_SHORT EXERCISE_.
Take the listing from its first line through the line that contains "(t2) at (752,77)" and please retype those lines exactly, leaving out the pictures.
# START OF DATASET SECTION
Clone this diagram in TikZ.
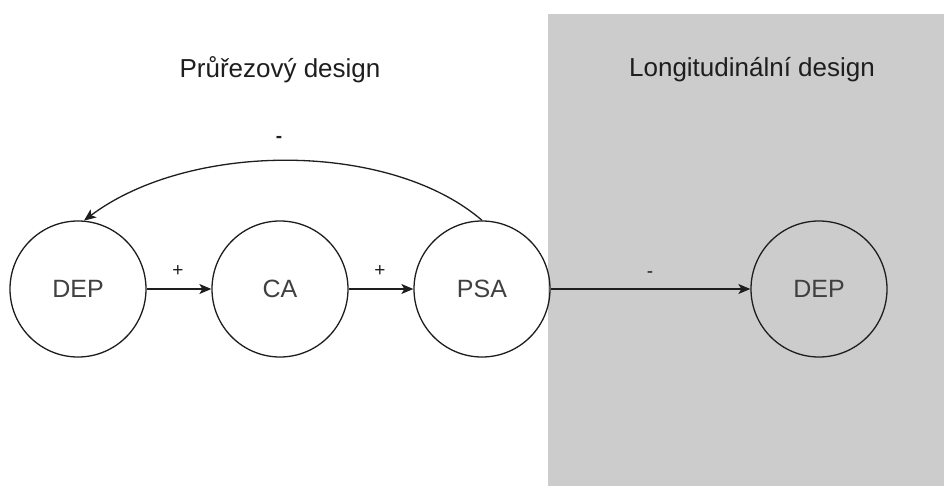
\documentclass[tikz,border=0pt]{standalone}
\usepackage{fontspec}
\setmainfont{Liberation Sans}
\usetikzlibrary{arrows.meta}
\definecolor{panelgray}{RGB}{204,204,204}
\definecolor{ink}{RGB}{30,30,30}
\tikzset{
  state/.style={circle, draw=ink, line width=1.3pt, minimum size=136pt, inner sep=0pt,
    font=\fontsize{25}{30}\selectfont, text=ink!85},
  link/.style={draw=ink, line width=1.3pt, -{Stealth[length=12pt,width=10pt,inset=3pt]}},
  sign/.style={inner sep=0pt, font=\fontsize{19}{22}\selectfont, text=ink},
  title/.style={anchor=base, font=\fontsize{26}{31}\selectfont, text=ink}
}
\begin{document}
\begin{tikzpicture}[x=1pt,y=-1pt]
  \fill[white] (0,0) rectangle (944,486);
  \useasboundingbox (0,0) rectangle (944,486);
  \fill[panelgray] (548,14) rectangle (944,486);

  \node[title] (t1) at (280,78) {Průřezový design};
  \node[title] (t2) at (752,77) {Longitudinální design};

  \node[state] (dep1) at (78,289) {DEP};
  \node[state] (ca) at (280,289) {CA};
  \node[state] (psa) at (482,289) {PSA};
  \node[state] (dep2) at (819,289) {DEP};

  \draw[link] (dep1) -- (ca);
  \draw[link] (ca) -- (psa);
  \draw[link] (psa) -- (dep2);
  \draw[link] (psa.north) .. controls (390,141) and (190,141) .. (dep1.85);

  \node[sign] (s1) at (178,271) {+};
  \node[sign] (s2) at (380,271) {+};
  \node[sign] (s3) at (650,275) {-};
  \node[sign, font=\bfseries\fontsize{19}{22}\selectfont] (s4) at (279,139) {-};
\end{tikzpicture}
\end{document}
# END OF DATASET SECTION
_RESPONSE TO THIS EXERCISE_.
Clone this diagram in TikZ.
\documentclass[tikz,border=0pt]{standalone}
\usepackage{fontspec}
\setmainfont{Liberation Sans}
\usetikzlibrary{arrows.meta}
\definecolor{panelgray}{RGB}{204,204,204}
\definecolor{ink}{RGB}{30,30,30}
\tikzset{
  state/.style={circle, draw=ink, line width=1.3pt, minimum size=136pt, inner sep=0pt,
    font=\fontsize{25}{30}\selectfont, text=ink!85},
  link/.style={draw=ink, line width=1.3pt, -{Stealth[length=12pt,width=10pt,inset=3pt]}},
  sign/.style={inner sep=0pt, font=\fontsize{19}{22}\selectfont, text=ink},
  title/.style={anchor=base, font=\fontsize{26}{31}\selectfont, text=ink}
}
\begin{document}
\begin{tikzpicture}[x=1pt,y=-1pt]
  \fill[white] (0,0) rectangle (944,486);
  \useasboundingbox (0,0) rectangle (944,486);
  \fill[panelgray] (548,14) rectangle (944,486);

  \node[title] (t1) at (280,78) {Průřezový design};
  \node[title] (t2) at (752,77) {Longitudinální design};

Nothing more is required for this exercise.